- [Instructions to follow] Below this line is a listing that includes pictures. Copy exactly, and only, the lines from the one containing "Reproduce this chart" through the one containing "import * as"; the pictures do not go in the copy.

- [Given data]
--- START ---

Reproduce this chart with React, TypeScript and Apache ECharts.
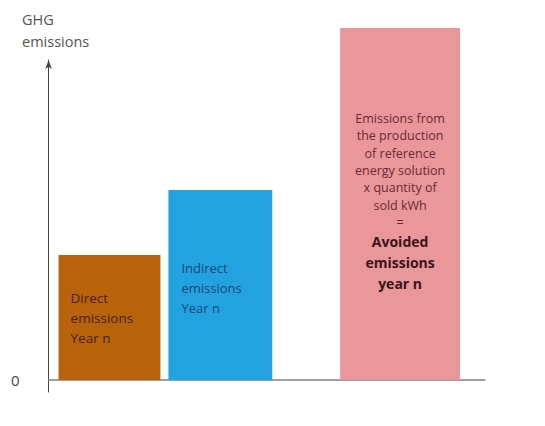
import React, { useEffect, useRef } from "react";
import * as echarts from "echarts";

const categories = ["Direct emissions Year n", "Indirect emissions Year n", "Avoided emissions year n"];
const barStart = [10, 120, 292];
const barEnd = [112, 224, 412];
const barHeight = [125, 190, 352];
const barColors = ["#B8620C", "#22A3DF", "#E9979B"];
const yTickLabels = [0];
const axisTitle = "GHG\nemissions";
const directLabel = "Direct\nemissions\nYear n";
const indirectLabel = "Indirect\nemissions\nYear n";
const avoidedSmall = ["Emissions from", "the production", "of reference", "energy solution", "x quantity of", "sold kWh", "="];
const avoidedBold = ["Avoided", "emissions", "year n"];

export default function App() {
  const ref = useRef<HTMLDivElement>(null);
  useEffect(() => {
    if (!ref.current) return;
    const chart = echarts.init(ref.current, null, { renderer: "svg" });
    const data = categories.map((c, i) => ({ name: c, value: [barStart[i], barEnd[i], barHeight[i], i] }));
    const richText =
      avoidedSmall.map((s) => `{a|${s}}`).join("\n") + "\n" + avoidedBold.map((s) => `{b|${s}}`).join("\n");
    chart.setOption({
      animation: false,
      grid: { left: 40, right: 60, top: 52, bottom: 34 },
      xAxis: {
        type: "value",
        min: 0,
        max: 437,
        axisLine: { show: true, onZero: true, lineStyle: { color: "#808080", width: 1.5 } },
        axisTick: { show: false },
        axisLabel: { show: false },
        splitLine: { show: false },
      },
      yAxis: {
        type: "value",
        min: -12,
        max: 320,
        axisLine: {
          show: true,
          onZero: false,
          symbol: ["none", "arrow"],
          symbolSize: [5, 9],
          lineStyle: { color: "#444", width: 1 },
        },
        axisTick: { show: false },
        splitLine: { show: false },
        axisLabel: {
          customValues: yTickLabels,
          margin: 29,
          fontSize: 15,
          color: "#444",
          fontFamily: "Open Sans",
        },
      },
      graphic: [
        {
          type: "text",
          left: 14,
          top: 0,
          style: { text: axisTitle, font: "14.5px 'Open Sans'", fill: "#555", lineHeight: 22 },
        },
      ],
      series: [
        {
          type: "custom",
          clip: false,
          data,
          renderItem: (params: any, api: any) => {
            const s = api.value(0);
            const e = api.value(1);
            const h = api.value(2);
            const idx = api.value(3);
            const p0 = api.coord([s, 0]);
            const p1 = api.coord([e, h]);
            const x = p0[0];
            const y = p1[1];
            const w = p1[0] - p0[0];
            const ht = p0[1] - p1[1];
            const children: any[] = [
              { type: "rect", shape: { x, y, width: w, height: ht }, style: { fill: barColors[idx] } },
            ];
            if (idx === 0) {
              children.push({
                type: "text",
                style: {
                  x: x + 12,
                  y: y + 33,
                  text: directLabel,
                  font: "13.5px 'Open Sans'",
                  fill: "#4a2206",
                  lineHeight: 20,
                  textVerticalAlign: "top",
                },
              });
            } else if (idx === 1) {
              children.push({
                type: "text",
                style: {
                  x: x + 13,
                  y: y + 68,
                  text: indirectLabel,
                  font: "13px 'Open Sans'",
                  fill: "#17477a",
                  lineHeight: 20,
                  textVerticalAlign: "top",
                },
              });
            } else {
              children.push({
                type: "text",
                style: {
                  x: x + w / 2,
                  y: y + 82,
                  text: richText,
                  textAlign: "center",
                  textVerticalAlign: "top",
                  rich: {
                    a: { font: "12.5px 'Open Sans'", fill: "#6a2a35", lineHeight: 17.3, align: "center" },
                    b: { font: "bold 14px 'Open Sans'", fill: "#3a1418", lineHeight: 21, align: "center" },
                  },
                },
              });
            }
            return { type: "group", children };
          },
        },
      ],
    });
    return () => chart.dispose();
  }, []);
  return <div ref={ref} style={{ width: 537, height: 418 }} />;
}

--- END ---
--- START ---

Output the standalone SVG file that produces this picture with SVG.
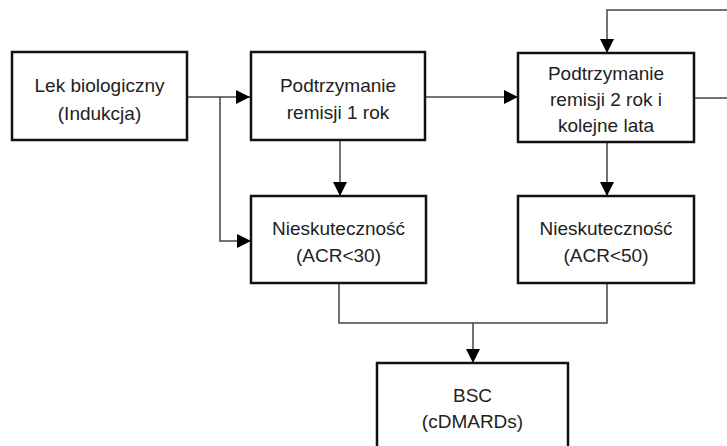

--- END ---

- [Correct result]
Reproduce this chart with React, TypeScript and Apache ECharts.
import React, { useEffect, useRef } from "react";
import * as echarts from "echarts";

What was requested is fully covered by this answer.